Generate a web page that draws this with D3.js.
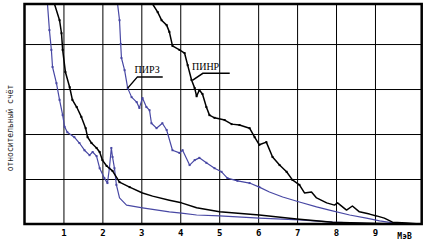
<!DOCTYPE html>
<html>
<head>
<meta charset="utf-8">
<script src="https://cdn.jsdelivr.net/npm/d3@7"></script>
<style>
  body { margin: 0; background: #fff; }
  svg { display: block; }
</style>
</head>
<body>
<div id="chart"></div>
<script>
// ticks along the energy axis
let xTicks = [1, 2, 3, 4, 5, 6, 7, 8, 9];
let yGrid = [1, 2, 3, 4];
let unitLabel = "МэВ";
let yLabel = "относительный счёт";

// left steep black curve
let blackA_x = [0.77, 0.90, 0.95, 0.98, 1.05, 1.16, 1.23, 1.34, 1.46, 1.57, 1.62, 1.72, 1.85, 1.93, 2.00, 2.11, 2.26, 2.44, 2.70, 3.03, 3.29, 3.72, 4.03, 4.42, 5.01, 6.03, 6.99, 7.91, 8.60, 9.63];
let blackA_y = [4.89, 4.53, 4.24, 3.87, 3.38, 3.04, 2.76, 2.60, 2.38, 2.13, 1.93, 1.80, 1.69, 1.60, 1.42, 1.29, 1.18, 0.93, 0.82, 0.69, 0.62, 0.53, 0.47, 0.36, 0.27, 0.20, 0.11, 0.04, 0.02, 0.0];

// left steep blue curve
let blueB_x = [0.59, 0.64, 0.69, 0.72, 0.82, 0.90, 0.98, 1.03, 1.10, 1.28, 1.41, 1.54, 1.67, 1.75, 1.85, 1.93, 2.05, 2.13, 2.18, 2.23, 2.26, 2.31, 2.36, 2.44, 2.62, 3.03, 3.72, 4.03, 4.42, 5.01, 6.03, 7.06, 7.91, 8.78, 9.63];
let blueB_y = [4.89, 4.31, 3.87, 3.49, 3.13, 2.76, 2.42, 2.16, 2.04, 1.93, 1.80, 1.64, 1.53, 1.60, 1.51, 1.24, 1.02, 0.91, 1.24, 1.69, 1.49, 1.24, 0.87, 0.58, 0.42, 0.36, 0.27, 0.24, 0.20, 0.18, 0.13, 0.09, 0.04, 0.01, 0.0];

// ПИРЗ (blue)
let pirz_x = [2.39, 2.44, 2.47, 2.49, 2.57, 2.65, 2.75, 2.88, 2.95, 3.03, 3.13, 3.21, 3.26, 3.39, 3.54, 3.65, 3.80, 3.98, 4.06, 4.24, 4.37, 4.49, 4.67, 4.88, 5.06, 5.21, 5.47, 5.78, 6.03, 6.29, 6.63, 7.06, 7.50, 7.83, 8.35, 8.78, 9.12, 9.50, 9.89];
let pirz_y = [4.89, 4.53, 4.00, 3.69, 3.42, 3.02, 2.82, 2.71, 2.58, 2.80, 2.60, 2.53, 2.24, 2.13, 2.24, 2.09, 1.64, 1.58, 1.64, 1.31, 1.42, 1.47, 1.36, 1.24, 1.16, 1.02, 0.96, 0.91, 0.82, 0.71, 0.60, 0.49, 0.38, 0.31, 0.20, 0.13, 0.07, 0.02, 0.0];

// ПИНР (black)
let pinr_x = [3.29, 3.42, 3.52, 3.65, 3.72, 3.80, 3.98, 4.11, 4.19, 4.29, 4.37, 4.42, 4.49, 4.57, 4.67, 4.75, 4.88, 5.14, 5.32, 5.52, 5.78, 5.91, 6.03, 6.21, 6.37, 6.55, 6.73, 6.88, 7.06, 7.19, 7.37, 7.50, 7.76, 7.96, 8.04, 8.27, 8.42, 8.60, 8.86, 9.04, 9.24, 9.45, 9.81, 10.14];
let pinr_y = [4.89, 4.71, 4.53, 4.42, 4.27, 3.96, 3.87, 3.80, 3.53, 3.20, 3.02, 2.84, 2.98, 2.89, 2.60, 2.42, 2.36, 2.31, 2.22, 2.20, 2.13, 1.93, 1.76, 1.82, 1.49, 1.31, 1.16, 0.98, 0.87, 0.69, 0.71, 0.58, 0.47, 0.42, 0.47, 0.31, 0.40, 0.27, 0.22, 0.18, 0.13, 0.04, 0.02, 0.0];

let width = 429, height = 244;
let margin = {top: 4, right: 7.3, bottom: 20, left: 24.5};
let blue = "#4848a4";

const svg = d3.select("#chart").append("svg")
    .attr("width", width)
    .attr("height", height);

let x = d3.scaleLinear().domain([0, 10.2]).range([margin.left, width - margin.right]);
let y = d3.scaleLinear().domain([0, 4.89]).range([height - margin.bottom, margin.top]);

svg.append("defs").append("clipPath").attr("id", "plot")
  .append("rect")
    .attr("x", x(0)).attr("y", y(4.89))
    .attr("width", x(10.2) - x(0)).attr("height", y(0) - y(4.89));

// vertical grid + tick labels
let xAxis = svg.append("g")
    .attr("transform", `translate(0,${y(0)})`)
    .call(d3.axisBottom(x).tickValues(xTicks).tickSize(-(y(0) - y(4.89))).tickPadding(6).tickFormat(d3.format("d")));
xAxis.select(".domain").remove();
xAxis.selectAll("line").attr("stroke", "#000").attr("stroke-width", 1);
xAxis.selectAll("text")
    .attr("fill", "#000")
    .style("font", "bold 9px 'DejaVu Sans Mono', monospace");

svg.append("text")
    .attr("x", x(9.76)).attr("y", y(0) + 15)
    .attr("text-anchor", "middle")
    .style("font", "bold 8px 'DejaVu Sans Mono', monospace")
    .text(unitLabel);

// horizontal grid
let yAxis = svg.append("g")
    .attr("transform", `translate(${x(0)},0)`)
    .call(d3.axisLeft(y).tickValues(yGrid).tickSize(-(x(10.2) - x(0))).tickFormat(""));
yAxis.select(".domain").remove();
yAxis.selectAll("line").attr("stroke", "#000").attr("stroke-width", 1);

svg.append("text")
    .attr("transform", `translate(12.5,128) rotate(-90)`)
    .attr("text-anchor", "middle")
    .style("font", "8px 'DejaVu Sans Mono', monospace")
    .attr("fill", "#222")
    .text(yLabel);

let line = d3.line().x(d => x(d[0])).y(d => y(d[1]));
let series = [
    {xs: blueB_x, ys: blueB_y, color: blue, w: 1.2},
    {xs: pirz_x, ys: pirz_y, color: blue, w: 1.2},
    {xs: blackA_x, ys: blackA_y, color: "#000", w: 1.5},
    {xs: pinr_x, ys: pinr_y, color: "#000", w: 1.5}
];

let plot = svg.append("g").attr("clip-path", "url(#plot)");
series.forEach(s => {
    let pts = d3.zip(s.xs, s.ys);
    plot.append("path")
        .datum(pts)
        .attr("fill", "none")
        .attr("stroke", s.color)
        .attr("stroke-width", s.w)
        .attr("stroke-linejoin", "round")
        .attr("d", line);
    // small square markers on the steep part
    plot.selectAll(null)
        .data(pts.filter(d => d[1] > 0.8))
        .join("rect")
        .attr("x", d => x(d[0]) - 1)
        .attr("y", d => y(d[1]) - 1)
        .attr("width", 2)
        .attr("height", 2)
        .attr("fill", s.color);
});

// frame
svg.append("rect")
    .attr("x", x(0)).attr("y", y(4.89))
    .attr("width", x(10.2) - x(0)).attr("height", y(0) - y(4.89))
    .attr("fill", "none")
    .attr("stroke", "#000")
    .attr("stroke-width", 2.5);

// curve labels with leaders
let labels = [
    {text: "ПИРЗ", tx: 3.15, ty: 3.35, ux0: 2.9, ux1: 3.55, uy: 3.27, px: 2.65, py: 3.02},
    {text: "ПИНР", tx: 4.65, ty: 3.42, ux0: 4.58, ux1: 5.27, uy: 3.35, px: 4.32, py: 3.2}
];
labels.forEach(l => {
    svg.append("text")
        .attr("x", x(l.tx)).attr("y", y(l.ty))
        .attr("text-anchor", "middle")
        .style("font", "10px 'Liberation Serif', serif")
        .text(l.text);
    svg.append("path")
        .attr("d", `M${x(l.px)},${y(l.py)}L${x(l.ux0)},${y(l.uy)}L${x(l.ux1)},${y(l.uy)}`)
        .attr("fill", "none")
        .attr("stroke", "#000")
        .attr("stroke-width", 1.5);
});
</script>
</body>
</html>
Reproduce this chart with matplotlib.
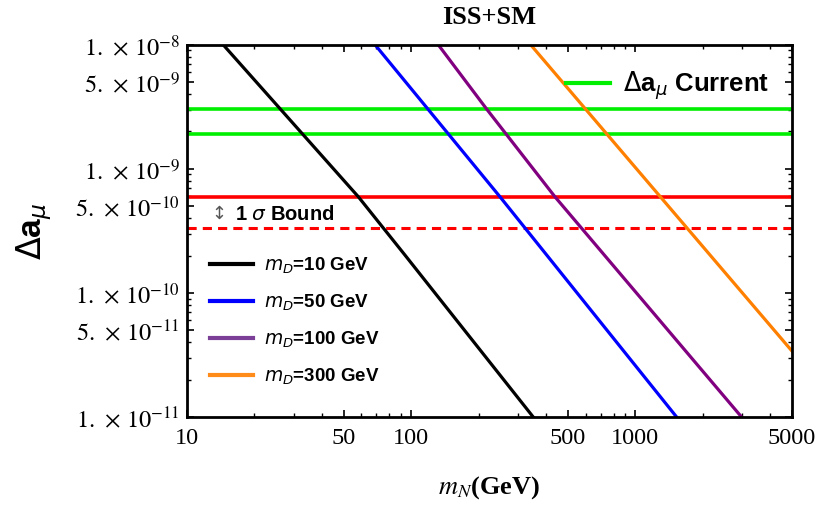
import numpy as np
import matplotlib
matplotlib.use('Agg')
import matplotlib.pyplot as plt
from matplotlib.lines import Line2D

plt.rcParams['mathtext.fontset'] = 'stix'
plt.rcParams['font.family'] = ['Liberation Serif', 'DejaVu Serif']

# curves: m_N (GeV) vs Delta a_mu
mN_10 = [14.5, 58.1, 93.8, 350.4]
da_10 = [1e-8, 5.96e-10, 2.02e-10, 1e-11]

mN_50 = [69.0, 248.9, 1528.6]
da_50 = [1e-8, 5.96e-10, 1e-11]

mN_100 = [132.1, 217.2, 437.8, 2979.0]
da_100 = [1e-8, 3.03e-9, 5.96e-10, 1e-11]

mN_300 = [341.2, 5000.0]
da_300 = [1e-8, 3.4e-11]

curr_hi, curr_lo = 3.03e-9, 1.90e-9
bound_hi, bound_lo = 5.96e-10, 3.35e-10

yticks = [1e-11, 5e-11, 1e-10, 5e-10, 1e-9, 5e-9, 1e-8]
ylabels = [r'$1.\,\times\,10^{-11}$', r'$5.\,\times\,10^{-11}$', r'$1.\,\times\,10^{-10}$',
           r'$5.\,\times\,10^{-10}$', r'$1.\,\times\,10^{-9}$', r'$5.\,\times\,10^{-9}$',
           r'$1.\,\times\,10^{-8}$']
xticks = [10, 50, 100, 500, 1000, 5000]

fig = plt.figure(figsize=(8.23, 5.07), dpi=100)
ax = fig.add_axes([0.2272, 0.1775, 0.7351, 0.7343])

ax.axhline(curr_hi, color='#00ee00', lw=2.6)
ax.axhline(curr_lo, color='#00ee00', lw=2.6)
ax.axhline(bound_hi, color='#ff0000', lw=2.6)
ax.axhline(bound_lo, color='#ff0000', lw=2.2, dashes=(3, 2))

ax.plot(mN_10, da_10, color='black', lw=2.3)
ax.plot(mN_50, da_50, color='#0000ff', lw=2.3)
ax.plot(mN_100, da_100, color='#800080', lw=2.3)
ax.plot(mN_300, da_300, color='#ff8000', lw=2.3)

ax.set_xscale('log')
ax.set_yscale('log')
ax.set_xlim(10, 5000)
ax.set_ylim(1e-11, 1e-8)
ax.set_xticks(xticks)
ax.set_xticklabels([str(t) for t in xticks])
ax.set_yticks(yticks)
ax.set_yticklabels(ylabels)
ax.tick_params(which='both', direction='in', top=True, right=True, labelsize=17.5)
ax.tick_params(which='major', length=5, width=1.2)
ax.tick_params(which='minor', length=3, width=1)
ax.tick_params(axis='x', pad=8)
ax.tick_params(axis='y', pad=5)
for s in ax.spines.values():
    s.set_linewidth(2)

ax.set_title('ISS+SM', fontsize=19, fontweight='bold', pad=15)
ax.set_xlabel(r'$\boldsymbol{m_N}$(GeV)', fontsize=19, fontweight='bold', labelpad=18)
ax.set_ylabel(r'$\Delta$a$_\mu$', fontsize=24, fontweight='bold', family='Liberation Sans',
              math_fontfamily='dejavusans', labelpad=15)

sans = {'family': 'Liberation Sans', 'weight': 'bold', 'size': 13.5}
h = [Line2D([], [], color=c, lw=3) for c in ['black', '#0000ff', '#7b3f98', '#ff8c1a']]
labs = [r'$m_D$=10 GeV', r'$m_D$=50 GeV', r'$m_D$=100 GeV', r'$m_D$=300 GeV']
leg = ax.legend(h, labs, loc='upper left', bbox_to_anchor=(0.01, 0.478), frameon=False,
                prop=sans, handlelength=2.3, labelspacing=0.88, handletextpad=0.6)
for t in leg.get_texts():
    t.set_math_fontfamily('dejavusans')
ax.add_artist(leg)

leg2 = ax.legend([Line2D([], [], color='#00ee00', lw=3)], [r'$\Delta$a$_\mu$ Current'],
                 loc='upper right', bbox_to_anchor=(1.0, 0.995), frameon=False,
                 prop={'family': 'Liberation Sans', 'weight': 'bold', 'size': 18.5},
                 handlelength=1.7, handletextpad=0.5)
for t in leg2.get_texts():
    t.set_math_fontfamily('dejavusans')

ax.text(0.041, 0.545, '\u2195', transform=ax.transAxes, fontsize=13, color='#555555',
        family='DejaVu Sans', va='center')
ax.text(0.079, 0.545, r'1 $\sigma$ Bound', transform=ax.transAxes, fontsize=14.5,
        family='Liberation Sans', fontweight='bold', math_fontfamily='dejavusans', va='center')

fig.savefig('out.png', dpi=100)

[Goal]
The lines you need run from the one containing "Reproduce this chart with matplotlib." down to the one containing "ax.axhline(bound_lo, color='#ff0000', lw=2.2, dashes=(3, 2))"; print them exactly, both ends included, and leave out pictures.

[Complete output]
Reproduce this chart with matplotlib.
import numpy as np
import matplotlib
matplotlib.use('Agg')
import matplotlib.pyplot as plt
from matplotlib.lines import Line2D

plt.rcParams['mathtext.fontset'] = 'stix'
plt.rcParams['font.family'] = ['Liberation Serif', 'DejaVu Serif']

# curves: m_N (GeV) vs Delta a_mu
mN_10 = [14.5, 58.1, 93.8, 350.4]
da_10 = [1e-8, 5.96e-10, 2.02e-10, 1e-11]

mN_50 = [69.0, 248.9, 1528.6]
da_50 = [1e-8, 5.96e-10, 1e-11]

mN_100 = [132.1, 217.2, 437.8, 2979.0]
da_100 = [1e-8, 3.03e-9, 5.96e-10, 1e-11]

mN_300 = [341.2, 5000.0]
da_300 = [1e-8, 3.4e-11]

curr_hi, curr_lo = 3.03e-9, 1.90e-9
bound_hi, bound_lo = 5.96e-10, 3.35e-10

yticks = [1e-11, 5e-11, 1e-10, 5e-10, 1e-9, 5e-9, 1e-8]
ylabels = [r'$1.\,\times\,10^{-11}$', r'$5.\,\times\,10^{-11}$', r'$1.\,\times\,10^{-10}$',
           r'$5.\,\times\,10^{-10}$', r'$1.\,\times\,10^{-9}$', r'$5.\,\times\,10^{-9}$',
           r'$1.\,\times\,10^{-8}$']
xticks = [10, 50, 100, 500, 1000, 5000]

fig = plt.figure(figsize=(8.23, 5.07), dpi=100)
ax = fig.add_axes([0.2272, 0.1775, 0.7351, 0.7343])

ax.axhline(curr_hi, color='#00ee00', lw=2.6)
ax.axhline(curr_lo, color='#00ee00', lw=2.6)
ax.axhline(bound_hi, color='#ff0000', lw=2.6)
ax.axhline(bound_lo, color='#ff0000', lw=2.2, dashes=(3, 2))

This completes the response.